%%
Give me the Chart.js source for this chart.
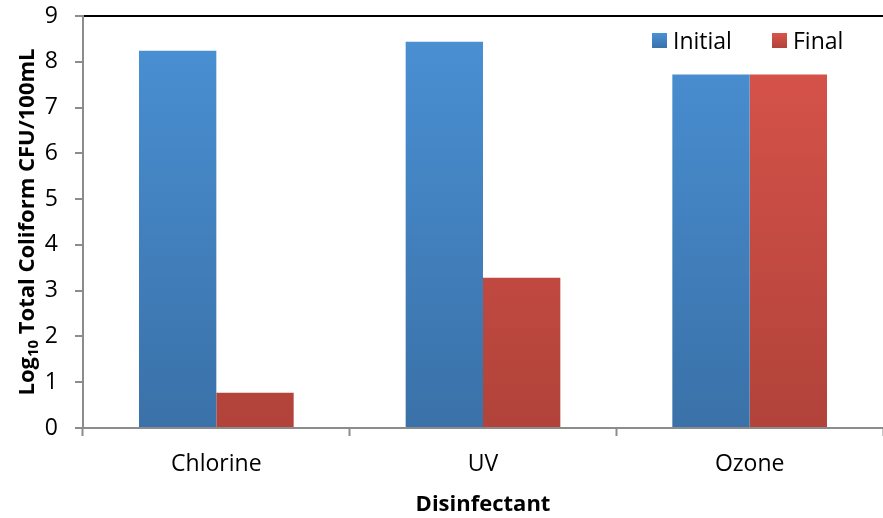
<!DOCTYPE html>
<html>
<head>
<meta charset="utf-8">
<script src="https://cdn.jsdelivr.net/npm/chart.js@4.4.1/dist/chart.umd.min.js"></script>
<style>
  html, body { margin: 0; padding: 0; background: #fff; }
  #wrap { width: 883px; height: 518px; }
</style>
</head>
<body>
<div id="wrap"><canvas id="c" width="883" height="518"></canvas></div>
<script>
// ====== DATA ======
const categories = ['Chlorine', 'UV', 'Ozone'];
const initialVals = [8.24, 8.44, 7.72];
const finalVals   = [0.77, 3.28, 7.72];
const seriesNames = ['Initial', 'Final'];
const yTitle = ['Log', '10', ' Total Coliform CFU/100mL'];

const FONT = '"Open Sans", sans-serif';

// vertical gradient over the chart area
function grad(chart, top, bottom) {
  const a = chart.chartArea;
  if (!a) return top;
  const g = chart.ctx.createLinearGradient(0, a.top, 0, a.bottom);
  g.addColorStop(0, top);
  g.addColorStop(1, bottom);
  return g;
}
const blue = ['#4a91d5', '#3a71a8'];
const red  = ['#da544b', '#b1433a'];

// legend drawn inside the plot, top right
const innerLegend = {
  id: 'innerLegend',
  afterDraw(chart) {
    const ctx = chart.ctx;
    const items = [
      { x: 652, label: seriesNames[0], c: blue },
      { x: 772, label: seriesNames[1], c: red }
    ];
    ctx.save();
    ctx.font = '23px ' + FONT;
    ctx.textBaseline = 'middle';
    items.forEach(it => {
      const g = ctx.createLinearGradient(0, 33, 0, 48);
      g.addColorStop(0, it.c[0]); g.addColorStop(1, it.c[1]);
      ctx.fillStyle = g;
      ctx.fillRect(it.x, 33, 15, 15);
      ctx.fillStyle = '#000';
      ctx.fillText(it.label, it.x + 21, 42);
    });
    ctx.restore();
  }
};

// y title with a real subscript
const yTitlePlugin = {
  id: 'yTitlePlugin',
  afterDraw(chart) {
    const ctx = chart.ctx;
    const big = 'bold 22px ' + FONT, small = 'bold 15px ' + FONT;
    ctx.save();
    ctx.font = big;  const w1 = ctx.measureText(yTitle[0]).width, w3 = ctx.measureText(yTitle[2]).width;
    ctx.font = small; const w2 = ctx.measureText(yTitle[1]).width;
    const total = w1 + w2 + w3;
    ctx.translate(28, 222);
    ctx.rotate(-Math.PI / 2);
    ctx.fillStyle = '#000';
    ctx.textBaseline = 'middle';
    let x = -total / 2;
    ctx.font = big;  ctx.fillText(yTitle[0], x, 0); x += w1;
    ctx.font = small; ctx.fillText(yTitle[1], x, 6); x += w2;
    ctx.font = big;  ctx.fillText(yTitle[2], x, 0);
    ctx.restore();
  }
};

new Chart(document.getElementById('c'), {
  type: 'bar',
  data: {
    labels: categories,
    datasets: [
      { label: seriesNames[0], data: initialVals,
        backgroundColor: c => grad(c.chart, blue[0], blue[1]) },
      { label: seriesNames[1], data: finalVals,
        backgroundColor: c => grad(c.chart, red[0], red[1]) }
    ]
  },
  options: {
    responsive: false,
    animation: false,
    layout: { padding: { top: 16, right: 0, left: 0, bottom: 0 } },
    datasets: { bar: { categoryPercentage: 0.58, barPercentage: 1.0 } },
    plugins: { legend: { display: false }, tooltip: { enabled: false } },
    scales: {
      x: {
        offset: true,
        grid: { offset: true, drawOnChartArea: false, drawTicks: true, tickLength: 8, tickColor: '#8c8c8c', tickWidth: 2 },
        border: { color: '#8c8c8c', width: 2 },
        ticks: { color: '#000', font: { family: FONT, size: 23 }, padding: 15 },
        title: { display: true, text: 'Disinfectant', color: '#000',
                 font: { family: FONT, size: 22, weight: 'bold' }, padding: { top: 0, bottom: 0 } },
        afterFit: s => { s.height = 90; s.paddingLeft = 0; s.paddingRight = 0; }
      },
      y: {
        min: 0, max: 9,
        grid: {
          drawOnChartArea: true,
          color: c => (c.tick && c.tick.value === 9) ? '#000' : 'rgba(0,0,0,0)',
          lineWidth: 2,
          tickLength: 8, tickColor: '#8c8c8c', tickWidth: 2
        },
        border: { color: '#8c8c8c', width: 2 },
        ticks: { stepSize: 1, color: '#000', font: { family: FONT, size: 23 }, padding: 17 },
        afterFit: s => { s.width = 83; s.paddingTop = 0; s.paddingBottom = 0; }
      }
    }
  },
  plugins: [innerLegend, yTitlePlugin]
});
</script>
</body>
</html>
%%
What you have to do - Except for the pictures, print the data above exactly.

Worked solution -
Give me the Chart.js source for this chart.
<!DOCTYPE html>
<html>
<head>
<meta charset="utf-8">
<script src="https://cdn.jsdelivr.net/npm/chart.js@4.4.1/dist/chart.umd.min.js"></script>
<style>
  html, body { margin: 0; padding: 0; background: #fff; }
  #wrap { width: 883px; height: 518px; }
</style>
</head>
<body>
<div id="wrap"><canvas id="c" width="883" height="518"></canvas></div>
<script>
// ====== DATA ======
const categories = ['Chlorine', 'UV', 'Ozone'];
const initialVals = [8.24, 8.44, 7.72];
const finalVals   = [0.77, 3.28, 7.72];
const seriesNames = ['Initial', 'Final'];
const yTitle = ['Log', '10', ' Total Coliform CFU/100mL'];

const FONT = '"Open Sans", sans-serif';

// vertical gradient over the chart area
function grad(chart, top, bottom) {
  const a = chart.chartArea;
  if (!a) return top;
  const g = chart.ctx.createLinearGradient(0, a.top, 0, a.bottom);
  g.addColorStop(0, top);
  g.addColorStop(1, bottom);
  return g;
}
const blue = ['#4a91d5', '#3a71a8'];
const red  = ['#da544b', '#b1433a'];

// legend drawn inside the plot, top right
const innerLegend = {
  id: 'innerLegend',
  afterDraw(chart) {
    const ctx = chart.ctx;
    const items = [
      { x: 652, label: seriesNames[0], c: blue },
      { x: 772, label: seriesNames[1], c: red }
    ];
    ctx.save();
    ctx.font = '23px ' + FONT;
    ctx.textBaseline = 'middle';
    items.forEach(it => {
      const g = ctx.createLinearGradient(0, 33, 0, 48);
      g.addColorStop(0, it.c[0]); g.addColorStop(1, it.c[1]);
      ctx.fillStyle = g;
      ctx.fillRect(it.x, 33, 15, 15);
      ctx.fillStyle = '#000';
      ctx.fillText(it.label, it.x + 21, 42);
    });
    ctx.restore();
  }
};

// y title with a real subscript
const yTitlePlugin = {
  id: 'yTitlePlugin',
  afterDraw(chart) {
    const ctx = chart.ctx;
    const big = 'bold 22px ' + FONT, small = 'bold 15px ' + FONT;
    ctx.save();
    ctx.font = big;  const w1 = ctx.measureText(yTitle[0]).width, w3 = ctx.measureText(yTitle[2]).width;
    ctx.font = small; const w2 = ctx.measureText(yTitle[1]).width;
    const total = w1 + w2 + w3;
    ctx.translate(28, 222);
    ctx.rotate(-Math.PI / 2);
    ctx.fillStyle = '#000';
    ctx.textBaseline = 'middle';
    let x = -total / 2;
    ctx.font = big;  ctx.fillText(yTitle[0], x, 0); x += w1;
    ctx.font = small; ctx.fillText(yTitle[1], x, 6); x += w2;
    ctx.font = big;  ctx.fillText(yTitle[2], x, 0);
    ctx.restore();
  }
};

new Chart(document.getElementById('c'), {
  type: 'bar',
  data: {
    labels: categories,
    datasets: [
      { label: seriesNames[0], data: initialVals,
        backgroundColor: c => grad(c.chart, blue[0], blue[1]) },
      { label: seriesNames[1], data: finalVals,
        backgroundColor: c => grad(c.chart, red[0], red[1]) }
    ]
  },
  options: {
    responsive: false,
    animation: false,
    layout: { padding: { top: 16, right: 0, left: 0, bottom: 0 } },
    datasets: { bar: { categoryPercentage: 0.58, barPercentage: 1.0 } },
    plugins: { legend: { display: false }, tooltip: { enabled: false } },
    scales: {
      x: {
        offset: true,
        grid: { offset: true, drawOnChartArea: false, drawTicks: true, tickLength: 8, tickColor: '#8c8c8c', tickWidth: 2 },
        border: { color: '#8c8c8c', width: 2 },
        ticks: { color: '#000', font: { family: FONT, size: 23 }, padding: 15 },
        title: { display: true, text: 'Disinfectant', color: '#000',
                 font: { family: FONT, size: 22, weight: 'bold' }, padding: { top: 0, bottom: 0 } },
        afterFit: s => { s.height = 90; s.paddingLeft = 0; s.paddingRight = 0; }
      },
      y: {
        min: 0, max: 9,
        grid: {
          drawOnChartArea: true,
          color: c => (c.tick && c.tick.value === 9) ? '#000' : 'rgba(0,0,0,0)',
          lineWidth: 2,
          tickLength: 8, tickColor: '#8c8c8c', tickWidth: 2
        },
        border: { color: '#8c8c8c', width: 2 },
        ticks: { stepSize: 1, color: '#000', font: { family: FONT, size: 23 }, padding: 17 },
        afterFit: s => { s.width = 83; s.paddingTop = 0; s.paddingBottom = 0; }
      }
    }
  },
  plugins: [innerLegend, yTitlePlugin]
});
</script>
</body>
</html>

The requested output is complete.